In the era of intelligent/smart equipment needed for what the industry refers to as “virtualisation of networks”, new product development will happen on top of the intelligence derived from data obtained through network devices and equipment. Data analytics will thus play a critical role in the design stage itself, for bringing new products with more intelligent functions to the market.

This requires software-embedded hardware, which enable real-time data transfer. Such data include network infrastructural and operational parameters, as well as transaction data and end user data. Even as we await our regulatory frameworks for personal and non-personal data, foreign firms have been “benefiting” from de facto control over data in whichever sector they are in, giving them first-mover advantage in IoT, edge computing, AI, etc.

Need for policy catch-up

Therefore, India can no longer hope to reduce foreign dependence in this digital infrastructure layer critical to national security, just by promoting ‘manufacturing of goods’. The forex outflows will reduce only when product designs (including software/algorithms) using Indian data, are nationally owned.

Policies must also signal support for co-investment business strategies, which create invaluable synergies between national technological capabilities across activities. Expanding the portfolio of nationally owned technologies and products in this manner can increase domestic value addition dramatically.

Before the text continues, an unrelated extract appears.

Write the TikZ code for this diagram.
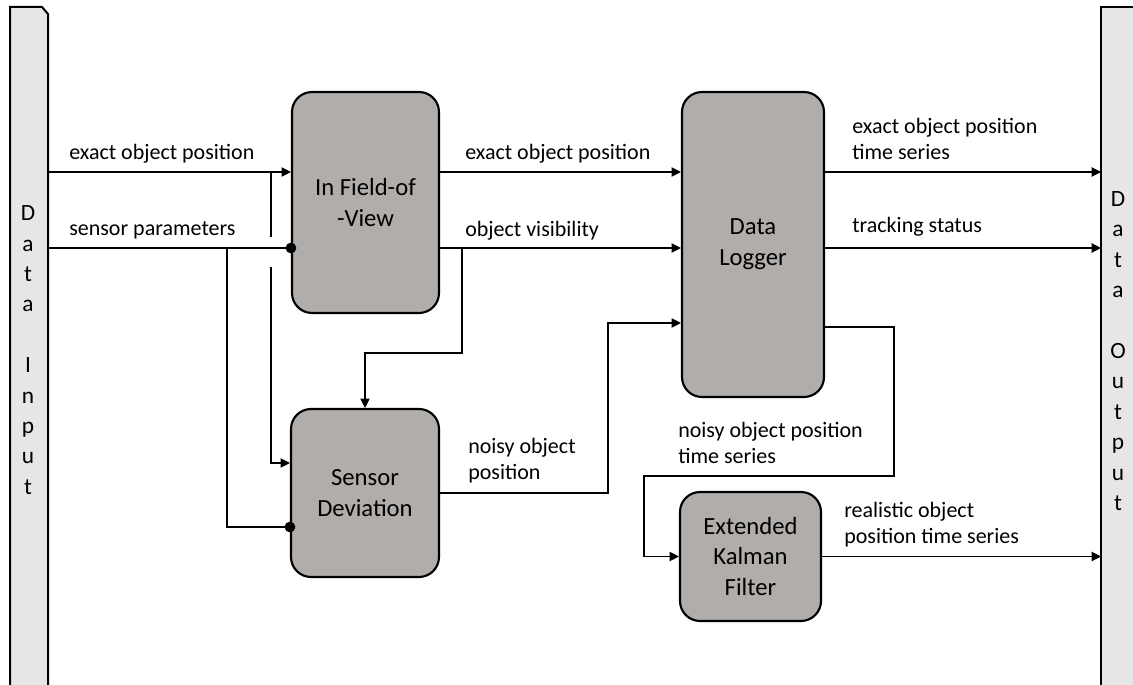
\documentclass[tikz,border=0pt]{standalone}
\usepackage{fontspec}
\setmainfont{Carlito}
\usepackage{tikz}
\usetikzlibrary{positioning,calc,arrows.meta}
\definecolor{boxgray}{RGB}{176,173,171}
\definecolor{bargray}{RGB}{231,229,229}
\tikzset{
  block/.style={draw, line width=1.6pt, rounded corners=15pt, fill=boxgray,
    font=\fontsize{18.5}{23}\selectfont, align=center, inner sep=0pt},
  barbox/.style={draw, line width=1.5pt, fill=bargray},
  bartext/.style={font=\fontsize{17.5}{22.8}\selectfont, align=center, inner sep=0pt},
  flow/.style={line width=0.8pt, -{Triangle[length=7pt,width=7pt]}},
  tap/.style={line width=0.8pt},
  dotlink/.style={line width=0.8pt, -{Circle[length=8pt]}, shorten >=-4pt},
  lbl/.style={font=\fontsize{16.5}{19.5}\selectfont, align=left, inner sep=0pt, anchor=base west}
}
\begin{document}
\begin{tikzpicture}[x=0.75pt,y=-0.75pt]
      \useasboundingbox (0,0) rectangle (1133,685);
      \fill[white] (0,0) rectangle (1133,685);
      \draw[barbox] (10,690) -- (10,7) -- (42,7) -- (48,14) -- (48,690);
      \draw[barbox] (1101,690) -- (1101,7) -- (1140,7) -- (1140,690);
      \node[bartext] (inp) at (28,350) {D\\a\\t\\a\\\mbox{}\\I\\n\\p\\u\\t};
      \node[bartext] (outp) at (1118,351) {D\\a\\t\\a\\\mbox{}\\O\\u\\t\\p\\u\\t};
      \coordinate (in1) at (48,172);
      \coordinate (in2) at (48,248);
      \coordinate (out1) at (1101,172);
      \coordinate (out2) at (1101,248);
      \coordinate (out3) at (1101,556);
      \node[block, minimum width=110.25pt, minimum height=165.75pt] (fov) at (365.5,202.5) {In Field-of\\-View};
      \node[block, minimum width=111pt, minimum height=126pt] (sd) at (365,493) {Sensor\\Deviation};
      \node[block, minimum width=106.5pt, minimum height=228.75pt] (dl) at (753,244.5) {Data\\Logger};
      \node[block, minimum width=105.75pt, minimum height=96.75pt] (ekf) at (750.5,556.5) {Extended\\Kalman\\Filter};
      \draw[flow] (in1) -- (in1 -| fov.west);
      \draw[dotlink] (in2) -- (in2 -| fov.west);
      \draw[tap] (271,172) -- (271,237);
      \draw[flow] (271,267) |- (sd.west |- 0,463);
      \draw[dotlink] (227,248) |- (sd.west |- 0,527);
      \draw[flow] (in1 -| fov.east) -- (in1 -| dl.west);
      \draw[flow] (in2 -| fov.east) -- (in2 -| dl.west);
      \draw[flow] (462,248) -- (462,353) -| (sd.north);
      \draw[flow] (sd.east) -- (608,493) |- (dl.west |- 0,323);
      \draw[flow] (out1 -| dl.east) -- (out1);
      \draw[flow] (out2 -| dl.east) -- (out2);
      \draw[flow] (dl.east |- 0,327) -- (894,327) -- (894,476) -- (644,476) |- (ekf.west);
      \draw[flow] (ekf.east) -- (ekf.east -| out3);
      \node[lbl] (l1) at (69,160) {exact object position};
      \node[lbl] (l2) at (69,235) {sensor parameters};
      \node[lbl] (l3) at (465,160) {exact object position};
      \node[lbl] (l4) at (465,236) {object visibility};
      \node[lbl] (l5) at (468,479) {noisy object\\position};
      \node[lbl] (l6) at (852,160) {exact object position\\time series};
      \node[lbl] (l7) at (852,232) {tracking status};
      \node[lbl] (l8) at (678,463) {noisy object position\\time series};
      \node[lbl] (l9) at (844,543) {realistic object\\position time series};
    \end{tikzpicture}
\end{document}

Again, there is a recent precedent. In BSNL’s tender for upgradation of 3G networks to 4G, if an individual domestic equipment maker found itself non-eligible under financial qualification criteria, there was an option for firms to apply as a consortium. Reports now suggest that the tender may be awarded to the consortium formed between the public sector telecom R&D firm, C-DoT, along with the software giant, TCS, and the domestic telecom equipment maker, Tejas Networks.

Such an incentive architecture together with the adoption of national technical standards, which would nudge domestic and foreign telecom companies to forge alliances with indigenous firms with nationally owned technology assets, has also been given a total miss in the PLI scheme.

In its present avatar, the telecom PLI scheme has no component to ensure that the expansion in the output of “India-made” telecom and network products that will ensue, will not push the nation deeper into forex draining dependencies.